**MATERIAL SHOWN**.
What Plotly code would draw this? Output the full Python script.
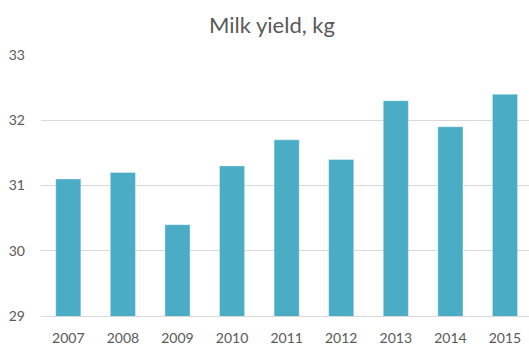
import plotly.graph_objects as go

# Average milk yield per year
years = ["2007", "2008", "2009", "2010", "2011", "2012", "2013", "2014", "2015"]
milk_yield = [31.1, 31.2, 30.4, 31.3, 31.7, 31.4, 32.3, 31.9, 32.4]
y_ticks = [29, 30, 31, 32, 33]

W, H = 529, 345
text_color = "#595959"
grid_color = "#D9D9D9"
bar_color = "#4BACC6"

fig = go.Figure(
    go.Bar(
        x=list(range(len(years))),
        y=milk_yield,
        marker=dict(color=bar_color, line=dict(color="rgba(255,255,255,0.35)", width=1)),
        width=0.46,
        hoverinfo="x+y",
    )
)

fig.update_layout(
    width=W,
    height=H,
    margin=dict(l=41, r=0, t=55, b=29),
    paper_bgcolor="white",
    plot_bgcolor="white",
    showlegend=False,
    font=dict(family="Lato, 'Open Sans', sans-serif", size=14, color=text_color),
    title=dict(
        text="Milk yield, kg",
        x=272 / W,
        xanchor="center",
        y=1 - 25 / H,
        yanchor="middle",
        font=dict(size=22, color=text_color),
    ),
)

fig.update_xaxes(
    tickmode="array",
    tickvals=list(range(len(years))),
    ticktext=years,
    range=[-0.5, 8.44],
    showgrid=False,
    zeroline=False,
    showline=True,
    linecolor=grid_color,
    linewidth=1,
    ticks="",
    ticklabelstandoff=9,
    tickfont=dict(size=14, color=text_color),
)

fig.update_yaxes(
    range=[29, 33],
    tickvals=y_ticks,
    showgrid=True,
    gridcolor=grid_color,
    gridwidth=1,
    zeroline=False,
    showline=False,
    ticks="",
    ticklabelstandoff=15,
    tickfont=dict(size=14, color=text_color),
)

fig.write_html("out.html")
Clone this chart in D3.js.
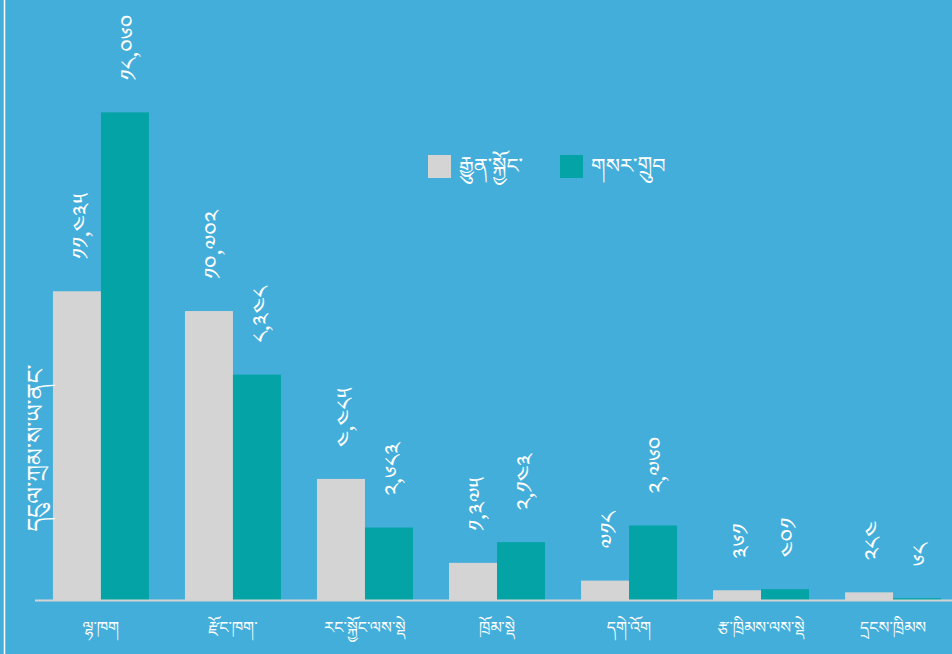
<!DOCTYPE html>
<html>
<head>
    <meta charset="UTF-8">
    <title>ཚོགས་པའི་འཆར་དངུལ</title>
    <script src="https://d3js.org/d3.v7.min.js"></script>
    <style>
        body { margin: 0; background: #44aedb; }
        svg text {
            font-family: "Noto Serif Tibetan", "Noto Sans Tibetan", "Jomolhari", "Microsoft Himalaya", "DejaVu Sans", sans-serif;
            fill: #ffffff;
        }
        .value-label { font-size: 23px; }
        .cat-label { font-size: 16px; }
        .legend-label { font-size: 21px; }
        .axis-title { font-size: 24px; }
    </style>
</head>
<body>
    <div id="chart"></div>
    <script>
        // 数据
        const categories = ["ལྷ་ཁག", "རྫོང་ཁག་", "རང་སྐྱོང་ལས་སྡེ", "ཁྲོམ་སྡེ", "དགེ་འོག", "རྩ་ཁྲིམས་ལས་སྡེ", "དྲངས་ཁྲིམས"];
        const seriesNames = ["རྒྱུན་སྐྱོང་", "གསར་གྲུབ"];
        const recurrent = [11435, 10702, 4485, 1375, 718, 361, 284];
        const capital = [18060, 8348, 2683, 2143, 2760, 401, 68];
        const colors = ["#d4d4d4", "#04a4a6"];

        const width = 952, height = 654;
        const baseY = 600;

        const tibDigits = "༠༡༢༣༤༥༦༧༨༩";
        const toTib = v => d3.format(",")(v).replace(/[0-9]/g, c => tibDigits[+c]);

        const svg = d3.select("#chart")
            .append("svg")
            .attr("width", width)
            .attr("height", height);

        svg.append("rect")
            .attr("width", width)
            .attr("height", height)
            .attr("fill", "#44aedb");

        // 左侧白线
        svg.append("line")
            .attr("x1", 4.5).attr("x2", 4.5)
            .attr("y1", 0).attr("y2", height)
            .attr("stroke", "#ffffff")
            .attr("stroke-width", 1.5);

        const x = d3.scaleBand()
            .domain(categories)
            .range([35, 959])
            .paddingInner(0.273)
            .paddingOuter(0.136);

        const xSub = d3.scaleBand()
            .domain(seriesNames)
            .range([0, x.bandwidth()]);

        const y = d3.scaleLinear()
            .domain([0, 20000])
            .range([baseY, 60]);

        const rows = categories.map((c, i) => ({
            cat: c,
            vals: [
                { s: seriesNames[0], v: recurrent[i], k: 0 },
                { s: seriesNames[1], v: capital[i], k: 1 }
            ]
        }));

        const group = svg.selectAll(".group")
            .data(rows)
            .join("g")
            .attr("class", "group")
            .attr("transform", d => `translate(${x(d.cat)},0)`);

        group.selectAll("rect")
            .data(d => d.vals)
            .join("rect")
            .attr("x", d => xSub(d.s))
            .attr("y", d => y(d.v))
            .attr("width", xSub.bandwidth())
            .attr("height", d => baseY - y(d.v))
            .attr("fill", d => colors[d.k]);

        // 数值标签（竖排）
        group.selectAll(".value-label")
            .data(d => d.vals)
            .join("text")
            .attr("class", "value-label")
            .attr("transform", d => `translate(${xSub(d.s) + xSub.bandwidth() / 2 + 4},${y(d.v) - 32}) rotate(-90)`)
            .attr("dy", "0.35em")
            .attr("text-anchor", "start")
            .text(d => toTib(d.v));

        // 基线
        svg.append("line")
            .attr("x1", 35).attr("x2", width)
            .attr("y1", baseY + 0.5).attr("y2", baseY + 0.5)
            .attr("stroke", "#d3d3d3")
            .attr("stroke-width", 2);

        // 类别标签
        svg.selectAll(".cat-label")
            .data(categories)
            .join("text")
            .attr("class", "cat-label")
            .attr("x", d => x(d) + x.bandwidth() / 2)
            .attr("y", 633)
            .attr("text-anchor", "middle")
            .text(d => d);

        // 图例
        const legendX = [428, 560];
        const legend = svg.selectAll(".legend")
            .data(seriesNames)
            .join("g")
            .attr("class", "legend")
            .attr("transform", (d, i) => `translate(${legendX[i]},155)`);

        legend.append("rect")
            .attr("width", 23)
            .attr("height", 23)
            .attr("fill", (d, i) => colors[i]);

        legend.append("text")
            .attr("class", "legend-label")
            .attr("x", 31)
            .attr("y", 18)
            .text(d => d);

        // 纵轴标题
        svg.append("text")
            .attr("class", "axis-title")
            .attr("transform", "translate(36,448) rotate(-90)")
            .attr("text-anchor", "middle")
            .attr("dy", "0.35em")
            .text("དངུལ་ཀྲམ་ས་ཡ་ནང་");
    </script>
</body>
</html>
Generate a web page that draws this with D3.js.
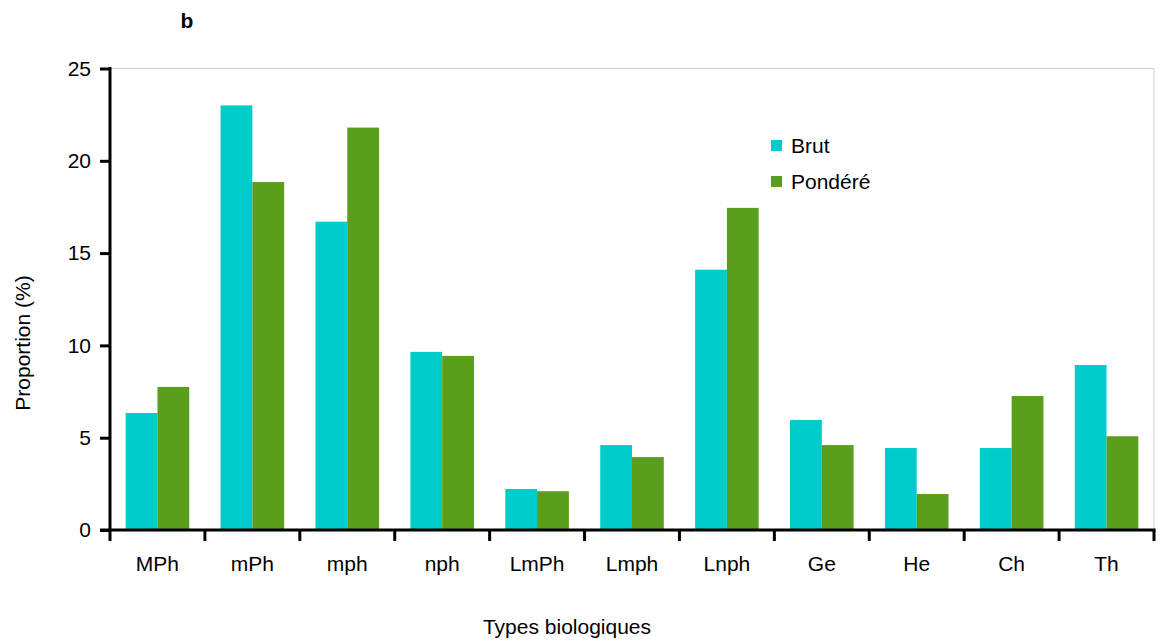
<!DOCTYPE html>
<html>
<head>
<meta charset="utf-8">
<script src="https://cdn.jsdelivr.net/npm/d3@7"></script>
<style>
  body { margin: 0; background: #fff; }
  svg { display: block; font-family: "Liberation Sans", Arial, sans-serif; }
</style>
</head>
<body>
<svg id="chart" width="1161" height="642"></svg>
<script>
// Life-form categories and their proportions (%)
const categories = ["MPh", "mPh", "mph", "nph", "LmPh", "Lmph", "Lnph", "Ge", "He", "Ch", "Th"];
const brut    = [6.34, 23.0, 16.7, 9.65, 2.22, 4.6, 14.1, 5.96, 4.44, 4.44, 8.94];
const pondere = [7.75, 18.85, 21.8, 9.43, 2.1, 3.95, 17.45, 4.6, 1.95, 7.26, 5.08];
const seriesNames = ["Brut", "Pondéré"];
const yTicks = [0, 5, 10, 15, 20, 25];

const colors = { "Brut": "#00CCCC", "Pondéré": "#5A9E1E" };
const FS = 21;

const svg = d3.select("#chart");
const margin = { left: 110, right: 7, top: 68.5, bottom: 112 };
const W = 1161, H = 642;
const plotW = W - margin.left - margin.right;
const plotH = H - margin.top - margin.bottom;

const g = svg.append("g").attr("transform", `translate(${margin.left},${margin.top})`);

const x = d3.scaleBand().domain(categories).range([0, plotW]).paddingInner(0.33).paddingOuter(0.165);
const xSub = d3.scaleBand().domain(seriesNames).range([0, x.bandwidth()]);
const y = d3.scaleLinear().domain([0, 25]).range([plotH, 0]);

// light frame on the top and right of the plot area
g.append("line").attr("x1", 0).attr("x2", plotW).attr("y1", 0).attr("y2", 0)
  .attr("stroke", "#cfcfcf").attr("stroke-width", 1);
g.append("line").attr("x1", plotW).attr("x2", plotW).attr("y1", 0).attr("y2", plotH)
  .attr("stroke", "#cfcfcf").attr("stroke-width", 1);

// bars
const rows = categories.map((c, i) => ({ cat: c, values: [
  { key: "Brut", value: brut[i] }, { key: "Pondéré", value: pondere[i] }] }));

const grp = g.selectAll("g.cat").data(rows).join("g")
  .attr("class", "cat")
  .attr("transform", d => `translate(${x(d.cat)},0)`);
grp.selectAll("rect").data(d => d.values).join("rect")
  .attr("x", d => xSub(d.key))
  .attr("width", xSub.bandwidth())
  .attr("y", d => y(d.value))
  .attr("height", d => y(0) - y(d.value))
  .attr("fill", d => colors[d.key]);

// y axis
const yAxis = g.append("g").call(d3.axisLeft(y).tickValues(yTicks).tickSize(10).tickPadding(9));
yAxis.select(".domain").attr("stroke", "#000").attr("stroke-width", 3)
  .attr("d", `M0,${plotH + 1.5}V${-1.5}`);
yAxis.selectAll(".tick line").attr("stroke", "#000").attr("stroke-width", 3);
yAxis.selectAll(".tick text").attr("font-size", FS).attr("fill", "#000");

// x axis: ticks at category boundaries
const xAxisG = g.append("g").attr("transform", `translate(0,${plotH})`);
xAxisG.append("line").attr("x1", -10).attr("x2", plotW + 1.5).attr("y1", 0).attr("y2", 0)
  .attr("stroke", "#000").attr("stroke-width", 3);
const bounds = d3.range(categories.length + 1).map(i => i * plotW / categories.length);
xAxisG.selectAll("line.b").data(bounds).join("line").attr("class", "b")
  .attr("x1", d => d).attr("x2", d => d).attr("y1", 0).attr("y2", 11)
  .attr("stroke", "#000").attr("stroke-width", 3);
xAxisG.selectAll("text.lab").data(categories).join("text").attr("class", "lab")
  .attr("x", d => x(d) + x.bandwidth() / 2).attr("y", 41)
  .attr("text-anchor", "middle").attr("font-size", FS).attr("fill", "#000").text(d => d);

// axis titles
svg.append("text").attr("x", 567).attr("y", 634).attr("text-anchor", "middle")
  .attr("font-size", FS).text("Types biologiques");
svg.append("text").attr("transform", "translate(30,343) rotate(-90)").attr("text-anchor", "middle")
  .attr("font-size", FS).text("Proportion (%)");

// panel letter
svg.append("text").attr("x", 187).attr("y", 28).attr("text-anchor", "middle")
  .attr("font-size", FS).attr("font-weight", "bold").text("b");

// legend
const legend = svg.append("g").attr("transform", "translate(771,140)");
seriesNames.forEach((s, i) => {
  const lg = legend.append("g").attr("transform", `translate(0,${i * 36})`);
  lg.append("rect").attr("width", 11).attr("height", 11).attr("fill", colors[s]);
  lg.append("text").attr("x", 20).attr("y", 13).attr("font-size", FS).text(s);
});
</script>
</body>
</html>
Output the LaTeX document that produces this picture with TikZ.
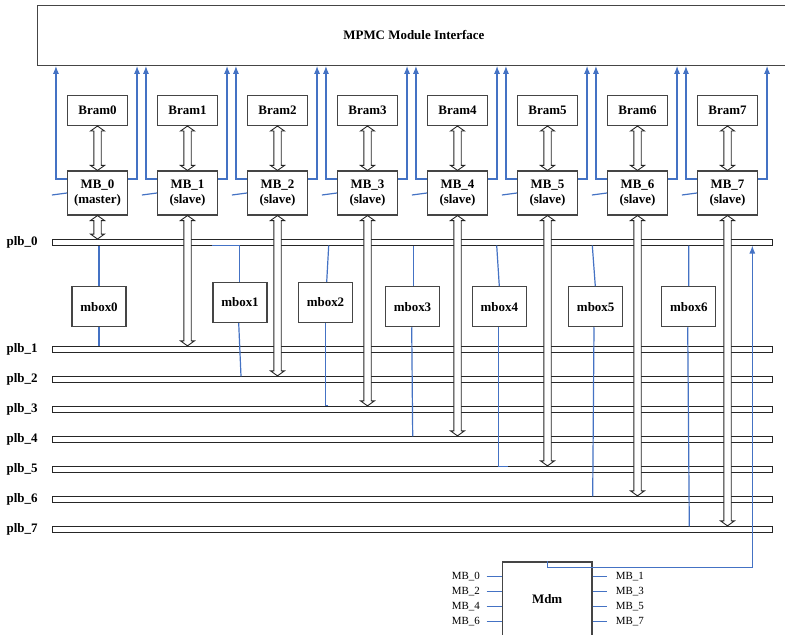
\documentclass[tikz,border=0pt]{standalone}
\usepackage{fontspec}
\setmainfont{Liberation Serif}
\usetikzlibrary{arrows.meta,calc}
\definecolor{bl}{HTML}{4472C4}
\definecolor{bx}{HTML}{454545}
\tikzset{
 box/.style={draw=bx,line width=1.1bp,fill=white,inner sep=0pt,font=\fontsize{13}{14.5}\selectfont\bfseries,align=center},
 bar/.style={draw=black!85,line width=0.9bp,fill=white,minimum width=720.2bp,minimum height=6bp,inner sep=0pt},
 bline/.style={draw=bl,line width=1.2bp},
 barr/.style={bline,-{Latex[length=8bp,width=6bp]}},
 hol/.style={draw=black!85,line width=0.9bp,fill=white},
 lab/.style={font=\fontsize{13}{15}\selectfont\bfseries,inner sep=0pt},
 small/.style={font=\fontsize{11}{13}\selectfont,inner sep=0pt},
}
\newcommand\dblarr[2]{%
 \filldraw[hol] let \p1=(#1), \p2=(#2) in
 (\x1,\y1) -- (\x1+7bp,\y1-5bp) -- (\x1+3.7bp,\y1-5bp) -- (\x1+3.7bp,\y2+5bp) -- (\x1+7bp,\y2+5bp) -- (\x1,\y2)
 -- (\x1-7bp,\y2+5bp) -- (\x1-3.7bp,\y2+5bp) -- (\x1-3.7bp,\y1-5bp) -- (\x1-7bp,\y1-5bp) -- cycle;}
\begin{document}
\begin{tikzpicture}[x=1bp,y=-1bp]
\useasboundingbox (0,0) rectangle (785,635);
\clip (0,0) rectangle (785,635);
\fill[white] (0,0) rectangle (785,635);
% top interface
\node[box,minimum width=752.3bp,minimum height=59.6bp] (mpmc) at (413.85,35.5) {MPMC Module Interface};
% brams and microblazes
\foreach \k/\r in {0/master,1/slave,2/slave,3/slave,4/slave,5/slave,6/slave,7/slave}{
  \node[box,minimum width=60bp,minimum height=30bp] (bram\k) at ({97.5+90*\k},110.5) {Bram\k};
  \node[box,minimum width=60bp,minimum height=44bp] (mb\k) at ({97.5+90*\k},193) {MB\_\k\\(\r)};
}
% buses
\node[bar] (plb0) at (412.4,242.5) {};
\foreach \k in {1,...,7}{
  \node[bar] (plb\k) at (412.4,{349.3+30*(\k-1)}) {};
}
\foreach \k in {0,...,7}{
  \node[lab,anchor=east] (pl\k) at ([xshift=-14bp]plb\k.west) {plb\_\k};
}
% hollow double arrows
\foreach \k in {0,...,7}{
  \dblarr{bram\k.south}{mb\k.north}
  \dblarr{mb\k.south}{plb\k.north}
}
% blue lines to interface
\foreach \k in {0,...,7}{
  \coordinate (L\k) at ([xshift=-11bp,yshift=-8.5bp]mb\k.north west);
  \coordinate (R\k) at ([xshift=9bp,yshift=-8.5bp]mb\k.north east);
  \draw[barr] ([yshift=-8.5bp]mb\k.north west) -- (L\k) -- (L\k |- mpmc.south);
  \draw[barr] ([yshift=-8.5bp]mb\k.north east) -- (R\k) -- (R\k |- mpmc.south);
  \draw[bline] ([xshift=-15bp,yshift=-2bp]mb\k.west) -- (mb\k.west);
}
% mailboxes
\node[box,minimum width=54bp,minimum height=40bp] (mbox0) at (99,306.7) {mbox0};
\node[box,minimum width=54bp,minimum height=40bp] (mbox1) at (240,302.5) {mbox1};
\node[box,minimum width=54bp,minimum height=40bp] (mbox2) at (325.5,302.5) {mbox2};
\node[box,minimum width=54bp,minimum height=40bp] (mbox3) at (412.5,306.7) {mbox3};
\node[box,minimum width=54bp,minimum height=40bp] (mbox4) at (499.3,306.7) {mbox4};
\node[box,minimum width=54bp,minimum height=40bp] (mbox5) at (595.7,306.7) {mbox5};
\node[box,minimum width=54bp,minimum height=40bp] (mbox6) at (688.8,306.7) {mbox6};
\coordinate (m0t) at (99,245.5);    \coordinate (m0b) at (99,346.3);
\coordinate (m1t) at (239.3,245.5); \coordinate (m1u) at (211.7,245.5); \coordinate (m1b) at (241,376.3);
\coordinate (m2t) at (328.7,245.5); \coordinate (m2b) at (325.1,405.8); \coordinate (m2c) at (328.3,405.8);
\coordinate (m3t) at (413.3,245.5); \coordinate (m3b) at (412.7,436.3);
\coordinate (m4t) at (496.7,245.5); \coordinate (m4b) at (498.3,466.3); \coordinate (m4c) at (508.3,466.3);
\coordinate (m5t) at (592.3,245.5); \coordinate (m5b) at (592.7,496.3);
\coordinate (m6t) at (688.7,245.5); \coordinate (m6b) at (689.3,526.3);
\draw[bline] (mbox0.north) -- (m0t);
\draw[bline] (mbox0.south) -- (m0b);
\draw[bline] ([xshift=-0.7bp]mbox1.north) -- (m1t) -- (m1u);
\draw[bline] ([xshift=-1.3bp]mbox1.south) -- (m1b);
\draw[bline] ([xshift=1.2bp]mbox2.north) -- (m2t);
\draw[bline] ([xshift=-0.4bp]mbox2.south) -- (m2b) -- (m2c);
\draw[bline] ([xshift=0.8bp]mbox3.north) -- (m3t);
\draw[bline] ([xshift=-0.8bp]mbox3.south) -- (m3b);
\draw[bline] (mbox4.north) -- (m4t);
\draw[bline] ([xshift=-1bp]mbox4.south) -- (m4b) -- (m4c);
\draw[bline] ([xshift=-0.4bp]mbox5.north) -- (m5t);
\draw[bline] ([xshift=-1.7bp]mbox5.south) -- (m5b);
\draw[bline] ([xshift=-0.1bp]mbox6.north) -- (m6t);
\draw[bline] ([xshift=-1.1bp]mbox6.south) -- (m6b);
% debug module
\node[box,minimum width=89.7bp,minimum height=74.6bp] (mdm) at (547.15,599.3) {Mdm};
\foreach \t/\y in {0/576.8,2/591.8,4/606.8,6/621.2}{
  \node[small,anchor=east] (ml\t) at (480,\y) {MB\_\t};
  \draw[bline] ([xshift=6.7bp]ml\t.east) -- (ml\t.east -| mdm.west);
}
\foreach \t/\y in {1/576.8,3/591.8,5/606.8,7/621.2}{
  \node[small,anchor=west] (mr\t) at (615.7,\y) {MB\_\t};
  \draw[bline] (mr\t.west -| mdm.east) -- ([xshift=-8.4bp]mr\t.west);
}
\coordinate (up) at (752.3,245.5);
\draw[barr] (mdm.north) -- ++(0,6.3) -| (up);
\end{tikzpicture}
\end{document}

**JOB**. Give again the lines from "Clone this chart in D3.js." to "const baseY = 600;" exactly, both of those lines included, and do not include any pictures.

**COMPLETED TASK**.
Clone this chart in D3.js.
<!DOCTYPE html>
<html>
<head>
    <meta charset="UTF-8">
    <title>ཚོགས་པའི་འཆར་དངུལ</title>
    <script src="https://d3js.org/d3.v7.min.js"></script>
    <style>
        body { margin: 0; background: #44aedb; }
        svg text {
            font-family: "Noto Serif Tibetan", "Noto Sans Tibetan", "Jomolhari", "Microsoft Himalaya", "DejaVu Sans", sans-serif;
            fill: #ffffff;
        }
        .value-label { font-size: 23px; }
        .cat-label { font-size: 16px; }
        .legend-label { font-size: 21px; }
        .axis-title { font-size: 24px; }
    </style>
</head>
<body>
    <div id="chart"></div>
    <script>
        // 数据
        const categories = ["ལྷ་ཁག", "རྫོང་ཁག་", "རང་སྐྱོང་ལས་སྡེ", "ཁྲོམ་སྡེ", "དགེ་འོག", "རྩ་ཁྲིམས་ལས་སྡེ", "དྲངས་ཁྲིམས"];
        const seriesNames = ["རྒྱུན་སྐྱོང་", "གསར་གྲུབ"];
        const recurrent = [11435, 10702, 4485, 1375, 718, 361, 284];
        const capital = [18060, 8348, 2683, 2143, 2760, 401, 68];
        const colors = ["#d4d4d4", "#04a4a6"];

        const width = 952, height = 654;
        const baseY = 600;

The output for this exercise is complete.